Change in the quantum efficiency due to relative thickness variation of hole transport and emitting layers in a self-assembled device

Abstract

Using (Poly(phenylene vinylene) (PPV)/Poly(styrene sulfonate) (PSS)) and (PPV/Poly(methacrylic acid) (PMA)) self-assembled bilayers exhibiting different hole transport properties, we investigated the competing effect on quantum efficiency of the variation of relative thicknesses of (PPV/PSS) and (PPV/PMA) bilayers in indium tin oxide (ITO)/(PPV/PSS)n/(PPV/PMA)m/Al devices with fixed 20 bilayers (i.e. n+m=20).

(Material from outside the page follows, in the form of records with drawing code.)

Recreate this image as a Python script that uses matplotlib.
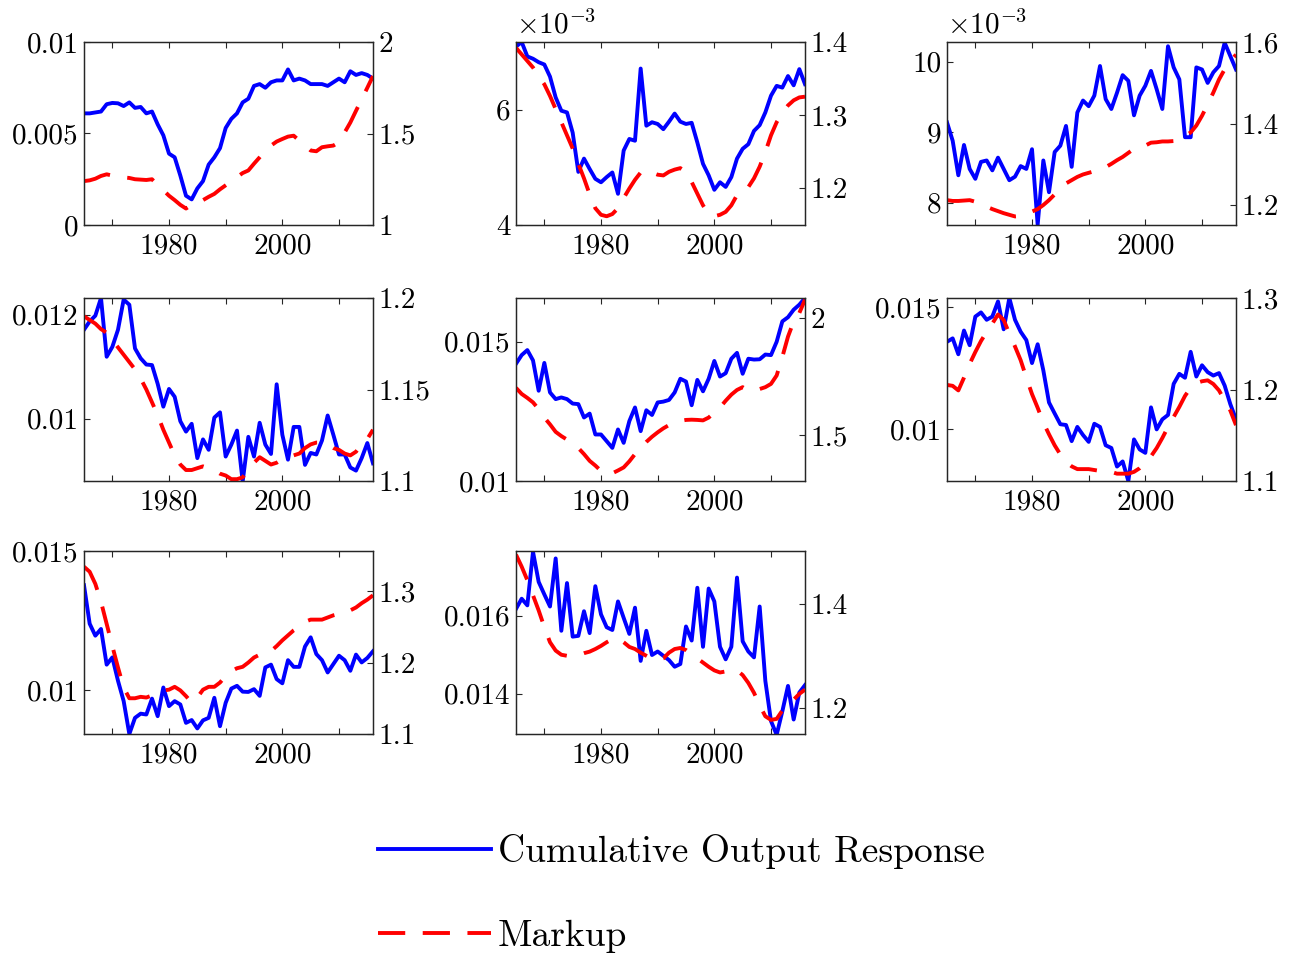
import matplotlib
matplotlib.use("Agg")
import matplotlib.pyplot as plt
import numpy as np

plt.rcParams['font.family'] = 'serif'
plt.rcParams['font.serif'] = ['cmr10']
plt.rcParams['mathtext.fontset'] = 'cm'
plt.rcParams['axes.formatter.use_mathtext'] = True

years = np.arange(1965, 2017)

# blue series, in units of 1e-3
p1_out = [6.1, 6.1, 6.15, 6.2, 6.6, 6.67, 6.65, 6.5, 6.7, 6.4,
          6.45, 6.1, 6.2, 5.5, 4.9, 3.9, 3.7, 2.7, 1.6, 1.4,
          2.0, 2.4, 3.3, 3.7, 4.2, 5.3, 5.8, 6.1, 6.7, 6.9,
          7.6, 7.7, 7.5, 7.8, 7.9, 7.9, 8.5, 7.9, 8.0, 7.9,
          7.7, 7.7, 7.7, 7.6, 7.8, 8.0, 7.8, 8.4, 8.2, 8.3,
          8.2, 8.0]
p2_out = [7.09, 7.17, 6.92, 6.88, 6.82, 6.78, 6.57, 6.21, 5.98, 5.95,
          5.60, 4.92, 5.15, 4.97, 4.80, 4.74, 4.83, 4.91, 4.54, 5.29,
          5.49, 5.46, 6.71, 5.72, 5.78, 5.75, 5.66, 5.79, 5.93, 5.79,
          5.75, 5.77, 5.43, 5.06, 4.86, 4.61, 4.74, 4.66, 4.83, 5.15,
          5.32, 5.40, 5.63, 5.73, 5.95, 6.24, 6.41, 6.38, 6.58, 6.42,
          6.70, 6.44]
p3_out = [9.14, 8.88, 8.39, 8.82, 8.48, 8.34, 8.58, 8.60, 8.46, 8.64,
          8.48, 8.32, 8.37, 8.52, 8.48, 8.76, 7.69, 8.60, 8.15, 8.72,
          8.81, 9.09, 8.51, 9.28, 9.45, 9.37, 9.52, 9.94, 9.47, 9.33,
          9.56, 9.81, 9.73, 9.24, 9.52, 9.66, 9.87, 9.61, 9.33, 10.22,
          9.92, 9.75, 8.93, 8.93, 9.92, 9.89, 9.70, 9.85, 9.94, 10.27,
          10.08, 9.89]
p4_out = [11.71, 11.87, 11.98, 12.32, 11.19, 11.38, 11.71, 12.29, 12.19, 11.35,
          11.16, 11.04, 11.03, 10.67, 10.23, 10.57, 10.42, 9.95, 9.75, 9.90,
          9.24, 9.60, 9.40, 10.02, 10.12, 9.27, 9.50, 9.77, 8.79, 9.65,
          9.27, 9.92, 9.50, 9.32, 10.66, 9.69, 9.21, 9.84, 9.84, 9.11,
          9.34, 9.31, 9.58, 10.06, 9.69, 9.31, 9.31, 9.06, 9.00, 9.24,
          9.53, 9.14]
p5_out = [14.21, 14.52, 14.70, 14.33, 13.24, 14.24, 13.18, 12.94, 13.00, 12.94,
          12.78, 12.76, 12.28, 12.42, 11.67, 11.67, 11.43, 11.19, 11.85, 11.37,
          12.15, 12.64, 11.79, 12.54, 12.37, 12.82, 12.85, 12.91, 13.18, 13.67,
          13.57, 12.72, 13.63, 13.22, 13.67, 14.31, 13.75, 13.87, 14.39, 14.60,
          13.85, 14.39, 14.36, 14.37, 14.54, 14.52, 15.00, 15.73, 15.88, 16.15,
          16.33, 16.57]
p6_out = [13.58, 13.72, 13.07, 14.04, 13.44, 14.61, 14.78, 14.48, 14.61, 15.23,
          14.09, 15.37, 14.48, 13.99, 13.65, 12.71, 13.48, 12.41, 11.10, 10.65,
          10.21, 10.18, 9.52, 10.10, 9.77, 9.49, 10.23, 10.10, 9.35, 9.24,
          8.48, 8.69, 7.89, 9.59, 9.18, 9.04, 10.90, 10.00, 10.41, 10.59,
          11.86, 12.27, 12.11, 13.17, 12.16, 12.62, 12.34, 12.20, 12.30, 11.79,
          11.03, 10.41]
p7_out = [13.77, 12.39, 11.96, 12.20, 10.92, 11.18, 10.34, 9.61, 8.43, 9.01,
          9.16, 9.13, 9.70, 9.07, 10.10, 9.43, 9.61, 9.49, 8.83, 8.93,
          8.63, 8.92, 9.01, 9.73, 8.71, 9.55, 10.06, 10.16, 9.95, 9.94,
          10.04, 9.80, 10.82, 10.92, 10.40, 10.25, 11.08, 10.84, 10.84, 11.57,
          11.90, 11.30, 11.08, 10.64, 10.94, 11.24, 11.08, 10.70, 11.28, 11.00,
          11.16, 11.40]
p8_out = [16.17, 16.43, 16.26, 17.63, 16.86, 16.54, 16.23, 17.46, 15.61, 16.83,
          15.46, 15.48, 16.11, 15.55, 16.75, 16.03, 15.70, 15.63, 16.36, 15.94,
          15.53, 16.20, 14.84, 15.61, 14.99, 15.08, 14.97, 14.86, 14.69, 14.76,
          15.72, 15.36, 16.71, 15.20, 16.69, 16.36, 15.20, 14.88, 15.20, 16.97,
          15.34, 15.08, 14.93, 16.23, 14.33, 13.30, 12.95, 13.55, 14.20, 13.34,
          14.03, 14.22]

# markup series
p1_mk = [1.24, 1.244, 1.253, 1.268, 1.277, 1.27, 1.262, 1.26, 1.257, 1.25,
         1.248, 1.246, 1.25, 1.217, 1.19, 1.16, 1.136, 1.11, 1.09, 1.11,
         1.118, 1.136, 1.154, 1.17, 1.195, 1.217, 1.239, 1.262, 1.284, 1.298,
         1.335, 1.37, 1.407, 1.434, 1.456, 1.47, 1.483, 1.488, 1.461, 1.434,
         1.407, 1.403, 1.425, 1.43, 1.434, 1.452, 1.506, 1.56, 1.624, 1.687,
         1.75, 1.814]
p2_mk = [1.392, 1.383, 1.374, 1.365, 1.353, 1.342, 1.326, 1.308, 1.290, 1.272,
         1.254, 1.233, 1.213, 1.191, 1.172, 1.163, 1.161, 1.164, 1.172, 1.186,
         1.199, 1.211, 1.221, 1.224, 1.221, 1.218, 1.217, 1.222, 1.225, 1.227,
         1.222, 1.208, 1.192, 1.176, 1.164, 1.161, 1.163, 1.167, 1.176, 1.190,
         1.199, 1.201, 1.213, 1.229, 1.249, 1.272, 1.290, 1.303, 1.313, 1.320,
         1.324, 1.325]
p3_mk = [1.212, 1.210, 1.210, 1.211, 1.212, 1.208, 1.202, 1.196, 1.190, 1.185,
         1.180, 1.176, 1.172, 1.173, 1.178, 1.184, 1.190, 1.200, 1.212, 1.226,
         1.241, 1.253, 1.261, 1.269, 1.275, 1.279, 1.283, 1.288, 1.293, 1.301,
         1.310, 1.318, 1.328, 1.338, 1.342, 1.346, 1.353, 1.354, 1.356, 1.356,
         1.357, 1.361, 1.370, 1.378, 1.395, 1.419, 1.447, 1.476, 1.508, 1.533,
         1.553, 1.569]
p4_mk = [1.190, 1.188, 1.186, 1.183, 1.181, 1.177, 1.173, 1.169, 1.165, 1.161,
         1.156, 1.150, 1.143, 1.136, 1.128, 1.121, 1.114, 1.109, 1.106, 1.106,
         1.107, 1.108, 1.107, 1.106, 1.104, 1.103, 1.101, 1.101, 1.102, 1.106,
         1.110, 1.113, 1.111, 1.109, 1.110, 1.112, 1.113, 1.114, 1.115, 1.118,
         1.120, 1.121, 1.121, 1.120, 1.118, 1.117, 1.115, 1.114, 1.116, 1.120,
         1.123, 1.128]
p5_mk = [1.702, 1.676, 1.659, 1.640, 1.611, 1.575, 1.546, 1.514, 1.496, 1.481,
         1.467, 1.445, 1.419, 1.390, 1.370, 1.347, 1.333, 1.337, 1.349, 1.362,
         1.388, 1.419, 1.445, 1.471, 1.493, 1.512, 1.529, 1.543, 1.553, 1.561,
         1.565, 1.566, 1.565, 1.563, 1.575, 1.597, 1.618, 1.647, 1.673, 1.693,
         1.705, 1.690, 1.690, 1.697, 1.705, 1.719, 1.755, 1.834, 1.921, 1.986,
         2.022, 2.079]
p6_mk = [1.205, 1.204, 1.199, 1.213, 1.228, 1.241, 1.253, 1.263, 1.272, 1.282,
         1.276, 1.261, 1.247, 1.232, 1.213, 1.195, 1.180, 1.164, 1.151, 1.139,
         1.129, 1.121, 1.116, 1.113, 1.113, 1.113, 1.112, 1.111, 1.110, 1.110,
         1.108, 1.108, 1.108, 1.110, 1.114, 1.120, 1.127, 1.136, 1.147, 1.159,
         1.170, 1.181, 1.193, 1.202, 1.207, 1.209, 1.210, 1.206, 1.199, 1.188,
         1.177, 1.161]
p7_mk = [1.334, 1.327, 1.310, 1.285, 1.254, 1.223, 1.193, 1.165, 1.150, 1.150,
         1.152, 1.151, 1.154, 1.159, 1.161, 1.162, 1.166, 1.161, 1.153, 1.144,
         1.151, 1.162, 1.166, 1.166, 1.172, 1.181, 1.188, 1.192, 1.194, 1.200,
         1.207, 1.211, 1.213, 1.216, 1.223, 1.231, 1.238, 1.245, 1.250, 1.257,
         1.260, 1.260, 1.260, 1.263, 1.266, 1.268, 1.269, 1.273, 1.277, 1.283,
         1.288, 1.294]
p8_mk = [1.494, 1.471, 1.445, 1.416, 1.387, 1.355, 1.326, 1.310, 1.302, 1.300,
         1.300, 1.301, 1.305, 1.308, 1.313, 1.319, 1.326, 1.332, 1.334, 1.326,
         1.317, 1.313, 1.306, 1.300, 1.294, 1.292, 1.295, 1.306, 1.313, 1.315,
         1.311, 1.303, 1.295, 1.287, 1.279, 1.272, 1.268, 1.270, 1.274, 1.272,
         1.263, 1.248, 1.229, 1.205, 1.184, 1.177, 1.179, 1.195, 1.206, 1.216,
         1.227, 1.235]

# per panel: (output, markup, left ylim, left ticks, left labels, right ylim, right ticks, right labels, x10^-3)
panels = [
    (p1_out, p1_mk, (0, 10), [0, 5, 10], ['0', '0.005', '0.01'], (1, 2), [1, 1.5, 2], ['1', '1.5', '2'], False),
    (p2_out, p2_mk, (4, 7.17), [4, 6], ['4', '6'], (1.149, 1.4), [1.2, 1.3, 1.4], ['1.2', '1.3', '1.4'], True),
    (p3_out, p3_mk, (7.685, 10.28), [8, 9, 10], ['8', '9', '10'], (1.151, 1.6), [1.2, 1.4, 1.6], ['1.2', '1.4', '1.6'], True),
    (p4_out, p4_mk, (8.8, 12.32), [10, 12], ['0.01', '0.012'], (1.1, 1.2), [1.1, 1.15, 1.2], ['1.1', '1.15', '1.2'], False),
    (p5_out, p5_mk, (10, 16.57), [10, 15], ['0.01', '0.015'], (1.304, 2.086), [1.5, 2], ['1.5', '2'], False),
    (p6_out, p6_mk, (7.89, 15.37), [10, 15], ['0.01', '0.015'], (1.1, 1.3), [1.1, 1.2, 1.3], ['1.1', '1.2', '1.3'], False),
    (p7_out, p7_mk, (8.43, 15), [10, 15], ['0.01', '0.015'], (1.1, 1.356), [1.1, 1.2, 1.3], ['1.1', '1.2', '1.3'], False),
    (p8_out, p8_mk, (12.97, 17.65), [14, 16], ['0.014', '0.016'], (1.150, 1.501), [1.2, 1.4], ['1.2', '1.4'], False),
]

W, H = 1294, 956
fig = plt.figure(figsize=(W / 100, H / 100), dpi=100)

col_left = [84, 516, 947]
row_top = [42, 298, 551]
ax_w, ax_h = 289, 183
fs = 21
axcol = '#262626'
lw = 2.8
dash = (0, (7.0, 4.5))

for i, (out, mk, yl, yt, ytl, yr, rt, rtl, sci) in enumerate(panels):
    r, c = divmod(i, 3)
    ax = fig.add_axes([col_left[c] / W, 1 - (row_top[r] + ax_h) / H, ax_w / W, ax_h / H])
    ax.plot(years, out, color='#0000FF', lw=lw, solid_joinstyle='round')
    ax.set_xlim(1965, 2016)
    ax.set_ylim(*yl)
    ax.set_xticks([1970, 1980, 1990, 2000, 2010])
    ax.set_xticklabels(['', '1980', '', '2000', ''])
    ax.set_yticks(yt)
    ax.set_yticklabels(ytl)
    ax.tick_params(direction='in', top=True, length=4, width=0.8, color=axcol,
                   labelsize=fs, pad=4)
    ax.tick_params(axis='x', pad=6)
    for s in ax.spines.values():
        s.set_color(axcol)
        s.set_linewidth(0.9)
    if sci:
        ax.text(0.0, 1.015, r'$\times10^{-3}$', transform=ax.transAxes,
                ha='left', va='bottom', fontsize=fs)

    ax2 = ax.twinx()
    ax2.plot(years, mk, color='#FF0000', lw=lw, ls=dash)
    ax2.set_ylim(*yr)
    ax2.set_yticks(rt)
    ax2.set_yticklabels(rtl)
    ax2.tick_params(direction='in', length=4, width=0.8, color=axcol,
                    labelsize=fs, pad=4)
    for s in ax2.spines.values():
        s.set_color(axcol)
        s.set_linewidth(0.9)

h1 = plt.Line2D([], [], color='#0000FF', lw=lw)
h2 = plt.Line2D([], [], color='#FF0000', lw=lw, ls=dash)
fig.legend([h1, h2], ['Cumulative Output Response', 'Markup'],
           loc='upper left', bbox_to_anchor=(378 / W, 1 - 834 / H),
           frameon=False, fontsize=27, handlelength=3.0, handletextpad=0.2,
           labelspacing=1.35, borderpad=0, borderaxespad=0)

fig.savefig('out.png', dpi=100)
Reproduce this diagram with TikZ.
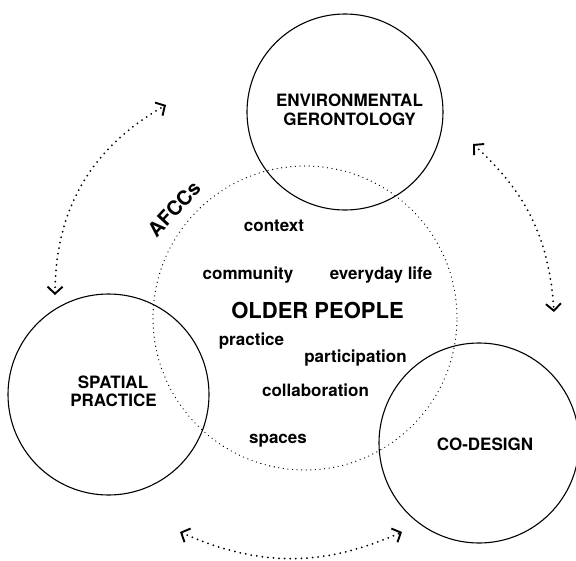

The (PPV/PSS) bilayer is known to be better as a hole transport layer due to higher leakage current and lower quantum efficiency in comparison with the (PPV/PMA) emitting bilayers. With increasing the number of (PPV/PSS) bilayers from 0 to 20 bilayers, the quantum efficiency of the multilayer self-assembled device was at maximum with 3 bilayers of (PPV/PSS) in contact with the ITO anode and the efficiency montonically decreased upon further increase of the (PPV/PSS) bilayer above 3. In the case of the increase of (PPV/PSS) bilayer thickness by the addition of NaCl salt to the PSS solution during the layer deposition process, the quantum efficiency of the device was significantly improved and also maximized with the 3 (PPV/PSS) bilayers. The significant change on the quantum efficiency by a simple control of relative bilayer numbers is mainly attributed to the competing effects caused by the increase of hole transport (PPV/PSS) bilayer at the expense of reduced emitting (PPV/PMA) bilayer. It was also found that the enhancement of the quantum efficiency by the addition of NaCl salt to the PSS solution is mainly caused by sufficient surface coverage of the (PPV/PSS) hole transport bilayers on the ITO electrode.